FSIPERF06: How do you make trade-offs in your architecture?

Financial services workloads often have to make trade-offs in their architecture to meet their most important goals and KPIs, where performance of the system is deemed more important than other factors, or vice-versa.

FSIPERF06-BP01 Understand your priorities and architect to meet them

For example, a low-latency trading system needs to preserve the performance of the system above all other factors, and be prepared to compromise on the cost of infrastructure to meet their goals. In this situation it is still important not to compromise on availability, and this may require significant investment in parallel, independent, deployments for example an independent deployment of the application stack in multiple AWS Availability Zones or Regions rather than a failover architecture.

Within the workload it may be necessary to trade-off between persistent capacity and elasticity to make sure that the application always has the ability to handle peak workloads without needing timed or reactive scaling up. Consider how much of your peak workload you need to be able to service at any time.

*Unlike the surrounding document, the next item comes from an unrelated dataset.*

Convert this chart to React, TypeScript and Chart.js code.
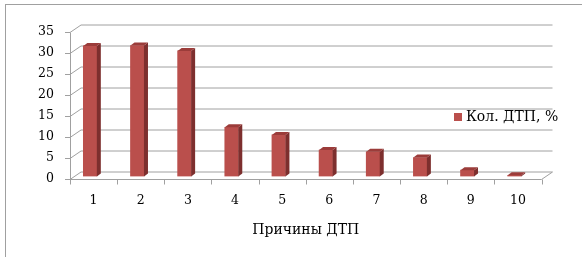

When choosing services consider performance determinism. AWS serverless services like AWS Lambda and AWS Fargate can bring significant performance benefits due to their ability to scale elastically on demand, without intervention, but this is often coupled with less fine control over the underlying environment, for example CPU clock speed, and this can introduce an element of variability into workload performance. Where the workload performance must be as consistent as possible, consider using Amazon EC2, where you get the widest choice, and greatest level of control, over the production environment. For example, using Amazon EC2 directly enables the use of ENA Express, to increase network throughput and reduce latency, but brings restrictions on the Amazon EC2 instances that support this feature.

Consider trade-offs in your application architecture. For example, to preserve network latency you may choose to use certain services and configurations that are more complex to implement and maintain, but offer better performance, such as using VPC Peering instead of AWS Transit Gateway to minimize the number of network hops for your most critical traffic. For optimal connectivity to on-premises workloads consider the best position for your AWS Direct Connect Gateway to bring it closest to the most sensitive workloads.